### Collected data:
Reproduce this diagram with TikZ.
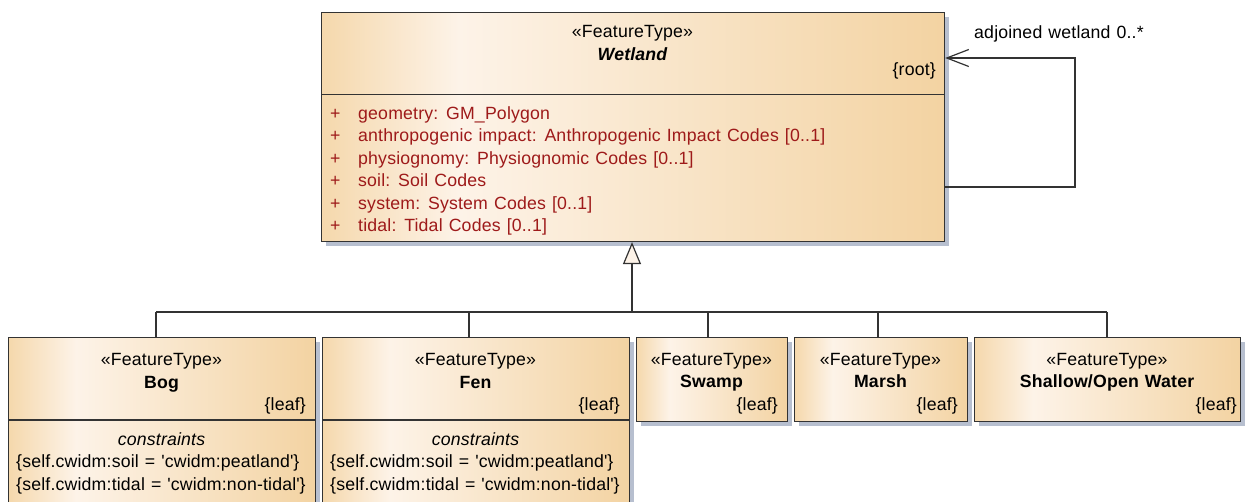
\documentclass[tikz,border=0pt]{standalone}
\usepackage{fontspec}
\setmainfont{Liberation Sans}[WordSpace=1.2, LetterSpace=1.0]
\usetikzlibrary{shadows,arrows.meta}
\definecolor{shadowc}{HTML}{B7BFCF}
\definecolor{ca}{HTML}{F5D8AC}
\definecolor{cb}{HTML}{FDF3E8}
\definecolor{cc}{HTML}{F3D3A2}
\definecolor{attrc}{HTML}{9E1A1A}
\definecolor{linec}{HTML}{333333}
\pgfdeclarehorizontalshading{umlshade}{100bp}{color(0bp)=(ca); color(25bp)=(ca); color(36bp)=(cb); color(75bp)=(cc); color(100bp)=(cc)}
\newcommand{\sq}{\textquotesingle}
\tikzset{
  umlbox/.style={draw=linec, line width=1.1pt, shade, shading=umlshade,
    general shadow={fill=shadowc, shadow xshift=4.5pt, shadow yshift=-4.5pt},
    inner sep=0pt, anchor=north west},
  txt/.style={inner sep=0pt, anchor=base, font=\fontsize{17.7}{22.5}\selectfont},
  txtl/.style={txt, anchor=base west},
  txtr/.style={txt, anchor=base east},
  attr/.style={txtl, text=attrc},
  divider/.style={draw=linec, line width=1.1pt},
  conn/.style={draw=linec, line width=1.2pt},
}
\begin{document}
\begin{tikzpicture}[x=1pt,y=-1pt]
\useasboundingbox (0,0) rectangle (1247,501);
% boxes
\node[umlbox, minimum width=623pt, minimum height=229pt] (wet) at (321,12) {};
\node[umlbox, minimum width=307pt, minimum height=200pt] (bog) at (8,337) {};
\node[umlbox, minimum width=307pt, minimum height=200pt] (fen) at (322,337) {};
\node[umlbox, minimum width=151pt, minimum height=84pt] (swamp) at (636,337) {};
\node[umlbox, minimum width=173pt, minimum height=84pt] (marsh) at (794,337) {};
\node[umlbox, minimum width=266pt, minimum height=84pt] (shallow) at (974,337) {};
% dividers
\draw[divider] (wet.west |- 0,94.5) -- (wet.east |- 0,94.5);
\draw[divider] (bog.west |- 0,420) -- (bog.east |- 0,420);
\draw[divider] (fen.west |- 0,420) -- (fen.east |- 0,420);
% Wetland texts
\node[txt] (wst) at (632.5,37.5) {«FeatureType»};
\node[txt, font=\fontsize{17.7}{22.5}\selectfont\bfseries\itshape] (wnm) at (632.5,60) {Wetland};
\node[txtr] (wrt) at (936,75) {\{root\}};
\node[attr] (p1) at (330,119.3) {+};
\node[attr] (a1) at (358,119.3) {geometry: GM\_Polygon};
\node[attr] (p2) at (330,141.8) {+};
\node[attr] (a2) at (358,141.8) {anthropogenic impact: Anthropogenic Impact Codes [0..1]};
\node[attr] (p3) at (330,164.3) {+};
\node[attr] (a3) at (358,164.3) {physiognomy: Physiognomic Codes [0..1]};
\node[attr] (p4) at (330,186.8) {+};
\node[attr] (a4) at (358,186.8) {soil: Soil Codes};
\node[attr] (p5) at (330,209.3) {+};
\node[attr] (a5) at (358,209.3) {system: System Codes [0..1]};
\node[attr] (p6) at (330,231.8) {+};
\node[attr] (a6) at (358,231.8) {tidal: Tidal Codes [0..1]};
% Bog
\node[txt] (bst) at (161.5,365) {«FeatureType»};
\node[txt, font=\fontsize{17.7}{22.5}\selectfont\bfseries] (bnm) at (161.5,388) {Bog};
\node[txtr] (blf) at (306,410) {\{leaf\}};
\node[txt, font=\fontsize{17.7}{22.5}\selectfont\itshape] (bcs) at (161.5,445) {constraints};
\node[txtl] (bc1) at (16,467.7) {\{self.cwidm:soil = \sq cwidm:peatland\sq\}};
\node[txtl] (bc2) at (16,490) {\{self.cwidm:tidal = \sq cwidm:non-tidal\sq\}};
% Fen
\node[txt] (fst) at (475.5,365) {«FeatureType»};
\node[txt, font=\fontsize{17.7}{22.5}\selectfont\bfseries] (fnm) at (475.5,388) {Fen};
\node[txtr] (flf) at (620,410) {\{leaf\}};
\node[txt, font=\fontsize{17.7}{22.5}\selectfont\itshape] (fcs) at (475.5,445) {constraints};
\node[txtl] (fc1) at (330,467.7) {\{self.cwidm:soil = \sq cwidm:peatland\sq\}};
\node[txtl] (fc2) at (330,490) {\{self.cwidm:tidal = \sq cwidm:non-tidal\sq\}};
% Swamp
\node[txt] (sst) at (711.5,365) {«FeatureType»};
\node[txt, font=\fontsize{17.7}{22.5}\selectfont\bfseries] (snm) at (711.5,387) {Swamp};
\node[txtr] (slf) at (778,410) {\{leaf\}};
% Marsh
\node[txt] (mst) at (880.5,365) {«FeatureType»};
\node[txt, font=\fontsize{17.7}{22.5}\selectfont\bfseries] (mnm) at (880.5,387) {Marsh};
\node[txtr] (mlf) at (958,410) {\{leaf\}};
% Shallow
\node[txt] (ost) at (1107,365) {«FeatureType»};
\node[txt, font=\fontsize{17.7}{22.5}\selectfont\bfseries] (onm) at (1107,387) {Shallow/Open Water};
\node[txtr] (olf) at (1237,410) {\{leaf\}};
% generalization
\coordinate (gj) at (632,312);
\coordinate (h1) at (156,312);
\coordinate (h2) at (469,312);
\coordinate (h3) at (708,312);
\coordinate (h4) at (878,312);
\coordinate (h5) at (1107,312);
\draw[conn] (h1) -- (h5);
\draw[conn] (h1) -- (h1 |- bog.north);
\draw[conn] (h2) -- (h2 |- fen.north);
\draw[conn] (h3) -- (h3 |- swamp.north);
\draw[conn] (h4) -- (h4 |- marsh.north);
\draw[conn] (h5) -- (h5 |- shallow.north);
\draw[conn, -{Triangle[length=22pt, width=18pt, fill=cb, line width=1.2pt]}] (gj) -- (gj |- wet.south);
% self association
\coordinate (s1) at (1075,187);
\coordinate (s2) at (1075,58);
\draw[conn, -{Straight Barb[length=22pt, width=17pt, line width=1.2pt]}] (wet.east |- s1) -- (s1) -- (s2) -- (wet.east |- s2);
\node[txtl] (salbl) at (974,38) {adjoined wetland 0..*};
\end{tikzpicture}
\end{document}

### The exercise:
All the lines above are to be reproduced exactly, except the pictures.

### Result:
Reproduce this diagram with TikZ.
\documentclass[tikz,border=0pt]{standalone}
\usepackage{fontspec}
\setmainfont{Liberation Sans}[WordSpace=1.2, LetterSpace=1.0]
\usetikzlibrary{shadows,arrows.meta}
\definecolor{shadowc}{HTML}{B7BFCF}
\definecolor{ca}{HTML}{F5D8AC}
\definecolor{cb}{HTML}{FDF3E8}
\definecolor{cc}{HTML}{F3D3A2}
\definecolor{attrc}{HTML}{9E1A1A}
\definecolor{linec}{HTML}{333333}
\pgfdeclarehorizontalshading{umlshade}{100bp}{color(0bp)=(ca); color(25bp)=(ca); color(36bp)=(cb); color(75bp)=(cc); color(100bp)=(cc)}
\newcommand{\sq}{\textquotesingle}
\tikzset{
  umlbox/.style={draw=linec, line width=1.1pt, shade, shading=umlshade,
    general shadow={fill=shadowc, shadow xshift=4.5pt, shadow yshift=-4.5pt},
    inner sep=0pt, anchor=north west},
  txt/.style={inner sep=0pt, anchor=base, font=\fontsize{17.7}{22.5}\selectfont},
  txtl/.style={txt, anchor=base west},
  txtr/.style={txt, anchor=base east},
  attr/.style={txtl, text=attrc},
  divider/.style={draw=linec, line width=1.1pt},
  conn/.style={draw=linec, line width=1.2pt},
}
\begin{document}
\begin{tikzpicture}[x=1pt,y=-1pt]
\useasboundingbox (0,0) rectangle (1247,501);
% boxes
\node[umlbox, minimum width=623pt, minimum height=229pt] (wet) at (321,12) {};
\node[umlbox, minimum width=307pt, minimum height=200pt] (bog) at (8,337) {};
\node[umlbox, minimum width=307pt, minimum height=200pt] (fen) at (322,337) {};
\node[umlbox, minimum width=151pt, minimum height=84pt] (swamp) at (636,337) {};
\node[umlbox, minimum width=173pt, minimum height=84pt] (marsh) at (794,337) {};
\node[umlbox, minimum width=266pt, minimum height=84pt] (shallow) at (974,337) {};
% dividers
\draw[divider] (wet.west |- 0,94.5) -- (wet.east |- 0,94.5);
\draw[divider] (bog.west |- 0,420) -- (bog.east |- 0,420);
\draw[divider] (fen.west |- 0,420) -- (fen.east |- 0,420);
% Wetland texts
\node[txt] (wst) at (632.5,37.5) {«FeatureType»};
\node[txt, font=\fontsize{17.7}{22.5}\selectfont\bfseries\itshape] (wnm) at (632.5,60) {Wetland};
\node[txtr] (wrt) at (936,75) {\{root\}};
\node[attr] (p1) at (330,119.3) {+};
\node[attr] (a1) at (358,119.3) {geometry: GM\_Polygon};
\node[attr] (p2) at (330,141.8) {+};
\node[attr] (a2) at (358,141.8) {anthropogenic impact: Anthropogenic Impact Codes [0..1]};
\node[attr] (p3) at (330,164.3) {+};
\node[attr] (a3) at (358,164.3) {physiognomy: Physiognomic Codes [0..1]};
\node[attr] (p4) at (330,186.8) {+};
\node[attr] (a4) at (358,186.8) {soil: Soil Codes};
\node[attr] (p5) at (330,209.3) {+};
\node[attr] (a5) at (358,209.3) {system: System Codes [0..1]};
\node[attr] (p6) at (330,231.8) {+};
\node[attr] (a6) at (358,231.8) {tidal: Tidal Codes [0..1]};
% Bog
\node[txt] (bst) at (161.5,365) {«FeatureType»};
\node[txt, font=\fontsize{17.7}{22.5}\selectfont\bfseries] (bnm) at (161.5,388) {Bog};
\node[txtr] (blf) at (306,410) {\{leaf\}};
\node[txt, font=\fontsize{17.7}{22.5}\selectfont\itshape] (bcs) at (161.5,445) {constraints};
\node[txtl] (bc1) at (16,467.7) {\{self.cwidm:soil = \sq cwidm:peatland\sq\}};
\node[txtl] (bc2) at (16,490) {\{self.cwidm:tidal = \sq cwidm:non-tidal\sq\}};
% Fen
\node[txt] (fst) at (475.5,365) {«FeatureType»};
\node[txt, font=\fontsize{17.7}{22.5}\selectfont\bfseries] (fnm) at (475.5,388) {Fen};
\node[txtr] (flf) at (620,410) {\{leaf\}};
\node[txt, font=\fontsize{17.7}{22.5}\selectfont\itshape] (fcs) at (475.5,445) {constraints};
\node[txtl] (fc1) at (330,467.7) {\{self.cwidm:soil = \sq cwidm:peatland\sq\}};
\node[txtl] (fc2) at (330,490) {\{self.cwidm:tidal = \sq cwidm:non-tidal\sq\}};
% Swamp
\node[txt] (sst) at (711.5,365) {«FeatureType»};
\node[txt, font=\fontsize{17.7}{22.5}\selectfont\bfseries] (snm) at (711.5,387) {Swamp};
\node[txtr] (slf) at (778,410) {\{leaf\}};
% Marsh
\node[txt] (mst) at (880.5,365) {«FeatureType»};
\node[txt, font=\fontsize{17.7}{22.5}\selectfont\bfseries] (mnm) at (880.5,387) {Marsh};
\node[txtr] (mlf) at (958,410) {\{leaf\}};
% Shallow
\node[txt] (ost) at (1107,365) {«FeatureType»};
\node[txt, font=\fontsize{17.7}{22.5}\selectfont\bfseries] (onm) at (1107,387) {Shallow/Open Water};
\node[txtr] (olf) at (1237,410) {\{leaf\}};
% generalization
\coordinate (gj) at (632,312);
\coordinate (h1) at (156,312);
\coordinate (h2) at (469,312);
\coordinate (h3) at (708,312);
\coordinate (h4) at (878,312);
\coordinate (h5) at (1107,312);
\draw[conn] (h1) -- (h5);
\draw[conn] (h1) -- (h1 |- bog.north);
\draw[conn] (h2) -- (h2 |- fen.north);
\draw[conn] (h3) -- (h3 |- swamp.north);
\draw[conn] (h4) -- (h4 |- marsh.north);
\draw[conn] (h5) -- (h5 |- shallow.north);
\draw[conn, -{Triangle[length=22pt, width=18pt, fill=cb, line width=1.2pt]}] (gj) -- (gj |- wet.south);
% self association
\coordinate (s1) at (1075,187);
\coordinate (s2) at (1075,58);
\draw[conn, -{Straight Barb[length=22pt, width=17pt, line width=1.2pt]}] (wet.east |- s1) -- (s1) -- (s2) -- (wet.east |- s2);
\node[txtl] (salbl) at (974,38) {adjoined wetland 0..*};
\end{tikzpicture}
\end{document}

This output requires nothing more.